** BEGIN Supplied material **

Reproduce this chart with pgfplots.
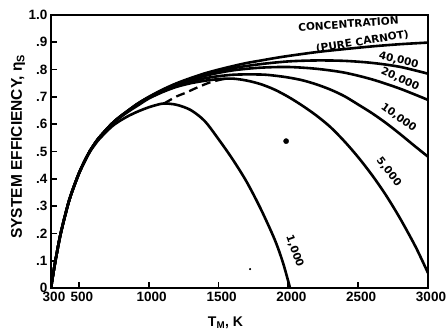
\documentclass[border=0pt]{standalone}
\usepackage{fontspec}
\setmainfont{Liberation Sans}
\newfontfamily\lab{DejaVu Sans}
\usepackage{pgfplots}
\pgfplotsset{compat=1.18}
\begin{document}
\begin{tikzpicture}[curve/.style={black, line width=2.6pt, smooth, tension=0.5, mark=none},
  lbl/.style={font=\lab\bfseries\fontsize{10.5}{12}\selectfont}]
\begin{axis}[
  scale only axis, width=377pt, height=273pt,
  xmin=300, xmax=3000, ymin=0, ymax=1,
  clip mode=individual,
  axis line style={line width=2.5pt},
  xtick={300,500,1000,1500,2000,2500,3000},
  xticklabels={300,500,1000,1500,2000,2500,3000},
  ytick={0,0.1,0.2,0.3,0.4,0.5,0.6,0.7,0.8,0.9,1.0},
  yticklabels={0,.1,.2,.3,.4,.5,.6,.7,.8,.9,1.0},
  tick align=inside, xtick pos=bottom, ytick pos=left,
  major tick length=6pt,
  tick style={line width=1.8pt, black},
  ticklabel style={font=\bfseries\fontsize{13.5}{14}\selectfont},
  xticklabel style={yshift=-1pt, xshift=3pt},
  /pgf/number format/assume math mode=true,
]
% pure Carnot
\addplot[curve] coordinates {(300,0)(320,0.065)(340,0.123)(370,0.201)(420,0.303)(450,0.352)(500,0.42)(540,0.464)(580,0.503)(620,0.534)(650,0.554)(730,0.599)(780,0.622)(850,0.649)(920,0.675)(1000,0.7)(1100,0.727)(1200,0.75)(1300,0.769)(1400,0.786)(1500,0.8)(1600,0.8125)(1700,0.824)(1800,0.833)(1900,0.842)(2000,0.85)(2200,0.864)(2400,0.875)(2600,0.885)(2800,0.893)(3000,0.899)};
% 40,000
\addplot[curve] coordinates {(300,0)(320,0.065)(340,0.123)(370,0.201)(420,0.303)(450,0.352)(500,0.42)(540,0.464)(580,0.503)(620,0.534)(650,0.554)(730,0.599)(780,0.622)(850,0.649)(920,0.675)(1000,0.699)(1100,0.725)(1200,0.748)(1400,0.781)(1600,0.805)(1800,0.82)(2000,0.83)(2200,0.8335)(2400,0.832)(2600,0.8245)(2800,0.81)(3000,0.785)};
% 20,000
\addplot[curve] coordinates {(300,0)(320,0.065)(340,0.123)(370,0.201)(420,0.303)(450,0.352)(500,0.42)(540,0.464)(580,0.503)(620,0.534)(650,0.554)(730,0.599)(780,0.622)(850,0.649)(920,0.674)(1000,0.698)(1200,0.745)(1400,0.777)(1600,0.797)(1800,0.807)(2000,0.8095)(2200,0.803)(2400,0.789)(2600,0.764)(2800,0.73)(3000,0.689)};
% 10,000
\addplot[curve] coordinates {(300,0)(320,0.065)(340,0.123)(370,0.201)(420,0.303)(450,0.352)(500,0.42)(540,0.464)(580,0.503)(620,0.534)(650,0.554)(730,0.599)(780,0.621)(850,0.647)(920,0.672)(1000,0.696)(1200,0.741)(1400,0.768)(1600,0.781)(1800,0.782)(1900,0.778)(2000,0.771)(2100,0.761)(2200,0.746)(2300,0.727)(2400,0.703)(2500,0.672)(2600,0.64)(2700,0.604)(2800,0.564)(2900,0.522)(3000,0.481)};
% 5,000
\addplot[curve] coordinates {(300,0)(320,0.065)(340,0.123)(370,0.201)(420,0.303)(450,0.352)(500,0.42)(540,0.464)(580,0.503)(620,0.534)(650,0.554)(730,0.597)(780,0.619)(850,0.645)(920,0.668)(1000,0.694)(1100,0.718)(1200,0.737)(1300,0.75)(1400,0.759)(1500,0.765)(1600,0.767)(1700,0.76)(1800,0.747)(1900,0.727)(2000,0.7)(2100,0.668)(2200,0.632)(2300,0.59)(2400,0.538)(2500,0.479)(2600,0.413)(2700,0.339)(2800,0.255)(2900,0.162)(2950,0.11)(3000,0.055)};
% 1,000
\addplot[curve] coordinates {(300,0)(320,0.065)(340,0.123)(370,0.201)(420,0.302)(450,0.351)(500,0.418)(540,0.462)(580,0.5)(620,0.529)(650,0.548)(730,0.589)(780,0.608)(850,0.629)(920,0.646)(1000,0.662)(1060,0.671)(1110,0.676)(1200,0.671)(1300,0.652)(1400,0.612)(1500,0.545)(1600,0.472)(1700,0.39)(1800,0.292)(1900,0.18)(1960,0.095)(2012,0)};
% locus of maxima (dashed)
\addplot[curve, dash pattern=on 9pt off 5pt, line width=2.3pt] coordinates {(1110,0.676)(1200,0.702)(1260,0.714)(1350,0.735)(1450,0.755)(1560,0.768)};
% specks of the scan
\addplot[black, only marks, mark=*, mark size=2.6pt] coordinates {(1984,0.538)};
\addplot[black, only marks, mark=*, mark size=0.8pt] coordinates {(1726,0.069)};
% labels
\node[lbl, rotate=4] at (axis cs:2430,0.967) {CONCENTRATION};
\node[lbl, rotate=9] at (axis cs:2530,0.902) {(PURE CARNOT)};
\node[lbl, rotate=-14] at (axis cs:2790,0.834) {40,000};
\node[lbl, rotate=-24] at (axis cs:2800,0.766) {20,000};
\node[lbl, rotate=-36] at (axis cs:2790,0.624) {10,000};
\node[lbl, rotate=-52] at (axis cs:2720,0.425) {5,000};
\node[lbl, rotate=-70] at (axis cs:2045,0.135) {1,000};
\node[font=\bfseries\fontsize{15.5}{16}\selectfont, rotate=90] at ([xshift=-33pt]axis cs:300,0.518) {SYSTEM EFFICIENCY, η\textsubscript{S}};
\node[font=\bfseries\fontsize{14}{15}\selectfont] at ([yshift=-35pt]axis cs:1550,0) {T\textsubscript{M}, K};
\end{axis}
\pgfresetboundingbox
\path[use as bounding box] (-51pt,-46pt) rectangle (395pt,288pt);
\end{tikzpicture}
\end{document}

** END Supplied material **

**What this task involves**
Please write out all the data again word for word, but not the pictures.

**Complete output**
Reproduce this chart with pgfplots.
\documentclass[border=0pt]{standalone}
\usepackage{fontspec}
\setmainfont{Liberation Sans}
\newfontfamily\lab{DejaVu Sans}
\usepackage{pgfplots}
\pgfplotsset{compat=1.18}
\begin{document}
\begin{tikzpicture}[curve/.style={black, line width=2.6pt, smooth, tension=0.5, mark=none},
  lbl/.style={font=\lab\bfseries\fontsize{10.5}{12}\selectfont}]
\begin{axis}[
  scale only axis, width=377pt, height=273pt,
  xmin=300, xmax=3000, ymin=0, ymax=1,
  clip mode=individual,
  axis line style={line width=2.5pt},
  xtick={300,500,1000,1500,2000,2500,3000},
  xticklabels={300,500,1000,1500,2000,2500,3000},
  ytick={0,0.1,0.2,0.3,0.4,0.5,0.6,0.7,0.8,0.9,1.0},
  yticklabels={0,.1,.2,.3,.4,.5,.6,.7,.8,.9,1.0},
  tick align=inside, xtick pos=bottom, ytick pos=left,
  major tick length=6pt,
  tick style={line width=1.8pt, black},
  ticklabel style={font=\bfseries\fontsize{13.5}{14}\selectfont},
  xticklabel style={yshift=-1pt, xshift=3pt},
  /pgf/number format/assume math mode=true,
]
% pure Carnot
\addplot[curve] coordinates {(300,0)(320,0.065)(340,0.123)(370,0.201)(420,0.303)(450,0.352)(500,0.42)(540,0.464)(580,0.503)(620,0.534)(650,0.554)(730,0.599)(780,0.622)(850,0.649)(920,0.675)(1000,0.7)(1100,0.727)(1200,0.75)(1300,0.769)(1400,0.786)(1500,0.8)(1600,0.8125)(1700,0.824)(1800,0.833)(1900,0.842)(2000,0.85)(2200,0.864)(2400,0.875)(2600,0.885)(2800,0.893)(3000,0.899)};
% 40,000
\addplot[curve] coordinates {(300,0)(320,0.065)(340,0.123)(370,0.201)(420,0.303)(450,0.352)(500,0.42)(540,0.464)(580,0.503)(620,0.534)(650,0.554)(730,0.599)(780,0.622)(850,0.649)(920,0.675)(1000,0.699)(1100,0.725)(1200,0.748)(1400,0.781)(1600,0.805)(1800,0.82)(2000,0.83)(2200,0.8335)(2400,0.832)(2600,0.8245)(2800,0.81)(3000,0.785)};
% 20,000
\addplot[curve] coordinates {(300,0)(320,0.065)(340,0.123)(370,0.201)(420,0.303)(450,0.352)(500,0.42)(540,0.464)(580,0.503)(620,0.534)(650,0.554)(730,0.599)(780,0.622)(850,0.649)(920,0.674)(1000,0.698)(1200,0.745)(1400,0.777)(1600,0.797)(1800,0.807)(2000,0.8095)(2200,0.803)(2400,0.789)(2600,0.764)(2800,0.73)(3000,0.689)};
% 10,000
\addplot[curve] coordinates {(300,0)(320,0.065)(340,0.123)(370,0.201)(420,0.303)(450,0.352)(500,0.42)(540,0.464)(580,0.503)(620,0.534)(650,0.554)(730,0.599)(780,0.621)(850,0.647)(920,0.672)(1000,0.696)(1200,0.741)(1400,0.768)(1600,0.781)(1800,0.782)(1900,0.778)(2000,0.771)(2100,0.761)(2200,0.746)(2300,0.727)(2400,0.703)(2500,0.672)(2600,0.64)(2700,0.604)(2800,0.564)(2900,0.522)(3000,0.481)};
% 5,000
\addplot[curve] coordinates {(300,0)(320,0.065)(340,0.123)(370,0.201)(420,0.303)(450,0.352)(500,0.42)(540,0.464)(580,0.503)(620,0.534)(650,0.554)(730,0.597)(780,0.619)(850,0.645)(920,0.668)(1000,0.694)(1100,0.718)(1200,0.737)(1300,0.75)(1400,0.759)(1500,0.765)(1600,0.767)(1700,0.76)(1800,0.747)(1900,0.727)(2000,0.7)(2100,0.668)(2200,0.632)(2300,0.59)(2400,0.538)(2500,0.479)(2600,0.413)(2700,0.339)(2800,0.255)(2900,0.162)(2950,0.11)(3000,0.055)};
% 1,000
\addplot[curve] coordinates {(300,0)(320,0.065)(340,0.123)(370,0.201)(420,0.302)(450,0.351)(500,0.418)(540,0.462)(580,0.5)(620,0.529)(650,0.548)(730,0.589)(780,0.608)(850,0.629)(920,0.646)(1000,0.662)(1060,0.671)(1110,0.676)(1200,0.671)(1300,0.652)(1400,0.612)(1500,0.545)(1600,0.472)(1700,0.39)(1800,0.292)(1900,0.18)(1960,0.095)(2012,0)};
% locus of maxima (dashed)
\addplot[curve, dash pattern=on 9pt off 5pt, line width=2.3pt] coordinates {(1110,0.676)(1200,0.702)(1260,0.714)(1350,0.735)(1450,0.755)(1560,0.768)};
% specks of the scan
\addplot[black, only marks, mark=*, mark size=2.6pt] coordinates {(1984,0.538)};
\addplot[black, only marks, mark=*, mark size=0.8pt] coordinates {(1726,0.069)};
% labels
\node[lbl, rotate=4] at (axis cs:2430,0.967) {CONCENTRATION};
\node[lbl, rotate=9] at (axis cs:2530,0.902) {(PURE CARNOT)};
\node[lbl, rotate=-14] at (axis cs:2790,0.834) {40,000};
\node[lbl, rotate=-24] at (axis cs:2800,0.766) {20,000};
\node[lbl, rotate=-36] at (axis cs:2790,0.624) {10,000};
\node[lbl, rotate=-52] at (axis cs:2720,0.425) {5,000};
\node[lbl, rotate=-70] at (axis cs:2045,0.135) {1,000};
\node[font=\bfseries\fontsize{15.5}{16}\selectfont, rotate=90] at ([xshift=-33pt]axis cs:300,0.518) {SYSTEM EFFICIENCY, η\textsubscript{S}};
\node[font=\bfseries\fontsize{14}{15}\selectfont] at ([yshift=-35pt]axis cs:1550,0) {T\textsubscript{M}, K};
\end{axis}
\pgfresetboundingbox
\path[use as bounding box] (-51pt,-46pt) rectangle (395pt,288pt);
\end{tikzpicture}
\end{document}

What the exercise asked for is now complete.